Not sure I spelled this right but does anybody use this? what results did you get? Just started it with Anja


----------



## StellaSquash (Apr 22, 2010)

I give this to my older dog, lab. I definitely notice if I let the bag go empty for too long.. well... HE notices. I give him stage three chews.


----------



## Good_Karma (Jun 28, 2009)

I have used this on my HD girl Rosa since she was diagnosed at 12 months old. She's nearly three now. We had to do a THR on her, but she has been good since then. She did have some occasional lameness in her forelegs develop, and we found out she had ED as well. So we added Jointagen to her daily Glycoflex (stage 3 here too).
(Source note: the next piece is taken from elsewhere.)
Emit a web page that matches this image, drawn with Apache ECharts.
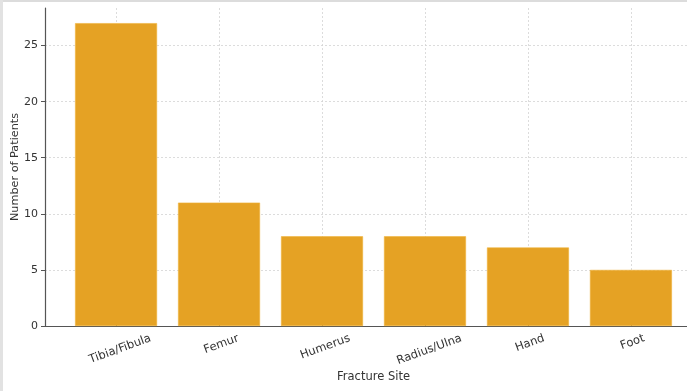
<!DOCTYPE html>
<html><head><meta charset="utf-8">
<script src="https://cdn.jsdelivr.net/npm/echarts@6/dist/echarts.min.js"></script>
<style>html,body{margin:0;padding:0;background:#fff}#c{width:687px;height:391px}</style>
</head><body><div id="c"></div>
<script>
const categories = ['Tibia/Fibula', 'Femur', 'Humerus', 'Radius/Ulna', 'Hand', 'Foot'];
const patients = [27, 11, 8, 8, 7, 5];
const yTicks = [0, 5, 10, 15, 20, 25];

const FONT = 'DejaVu Sans';
const FS = 11.5;
const ctx = document.createElement('canvas').getContext('2d');
ctx.font = FS + 'px "' + FONT + '"';
const rich = {};
categories.forEach((c, i) => {
  const L = ctx.measureText(c).width;
  rich['r' + i] = { padding: [0.364 * L, 0, 0, 0], fontFamily: FONT, fontSize: FS, color: '#333' };
});

const chart = echarts.init(document.getElementById('c'), null, { renderer: 'canvas' });
const n = categories.length;
const span = (n - 1) + 0.8;
const margin = span * 0.05;
chart.setOption({
  animation: false,
  backgroundColor: '#fff',
  textStyle: { fontFamily: FONT },
  graphic: [
    { type: 'rect', shape: { x: 0, y: 0, width: 687, height: 2 }, style: { fill: '#dcdcdc' }, silent: true },
    { type: 'rect', shape: { x: 0, y: 0, width: 3, height: 391 }, style: { fill: '#e2e2e2' }, silent: true }
  ],
  grid: { left: 45, right: -15, top: 8, bottom: 65, containLabel: false, outerBoundsMode: 'none' },
  xAxis: {
    type: 'value',
    min: -0.4 - margin,
    max: (n - 1) + 0.4 + margin,
    name: 'Fracture Site',
    nameLocation: 'middle',
    nameGap: 45,
    nameMoveOverlap: false,
    nameTextStyle: { fontFamily: FONT, fontSize: FS, color: '#333' },
    axisLine: { show: true, onZero: false, lineStyle: { color: '#555', width: 1.2 } },
    axisTick: { show: true, inside: true, length: 4, customValues: categories.map((c, i) => i), lineStyle: { color: '#555' } },
    axisLabel: {
      customValues: categories.map((c, i) => i),
      rotate: 20,
      align: 'center',
      verticalAlign: 'middle',
      margin: 12,
      fontFamily: FONT, fontSize: FS, color: '#333',
      formatter: v => { const i = Math.round(v); return '{r' + i + '|' + categories[i] + '}'; },
      rich: rich
    },
    splitLine: { show: true, lineStyle: { color: '#d4d4d4', type: [2, 2], width: 0.8 } }
  },
  yAxis: {
    type: 'value',
    min: 0,
    max: Math.max(...patients) * 1.05,
    interval: 5,
    name: 'Number of Patients',
    nameLocation: 'middle',
    nameGap: 24,
    nameMoveOverlap: false,
    nameTextStyle: { fontFamily: FONT, fontSize: 11.25, color: '#333' },
    axisLine: { show: true, onZero: false, lineStyle: { color: '#555', width: 1.2 } },
    axisTick: { show: true, length: 4, customValues: yTicks, lineStyle: { color: '#555' } },
    axisLabel: { customValues: yTicks, margin: 7, fontFamily: FONT, fontSize: 11, color: '#333' },
    splitLine: { show: true, lineStyle: { color: '#d4d4d4', type: [2, 2], width: 0.8 } }
  },
  series: [{
    type: 'bar',
    barWidth: 82,
    data: patients.map((v, i) => [i, v]),
    itemStyle: { color: '#E5A224', borderColor: '#F0B43A', borderWidth: 0.6 }
  }]
});
</script></body></html>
Since we've been doing both supplements, she has been 100% limp free!! I think a single joint supplement is not enough if you have a dog with severe issue like Rosa. 

For our male GSD, he had great hips but we put him on the Glycoflex as well, we figure it can't hurt and maybe it will pay off when he's older. He is also nearly three years old and never has any joint problems, although that is probably due more to good breeding than the supplement.


----------



## JanaeUlva (Feb 5, 2011)

I give Glyco-Flex stage III to the Lab who has really bad arthritis in his knees and who knows where else and I think it helps. But what I thought really made the difference was Advanced Cetyl M with Cetyl Myristolerate. Minka gets the same only as a supplement because she has no joint problems (there should be a cross-fingers Smiles)


----------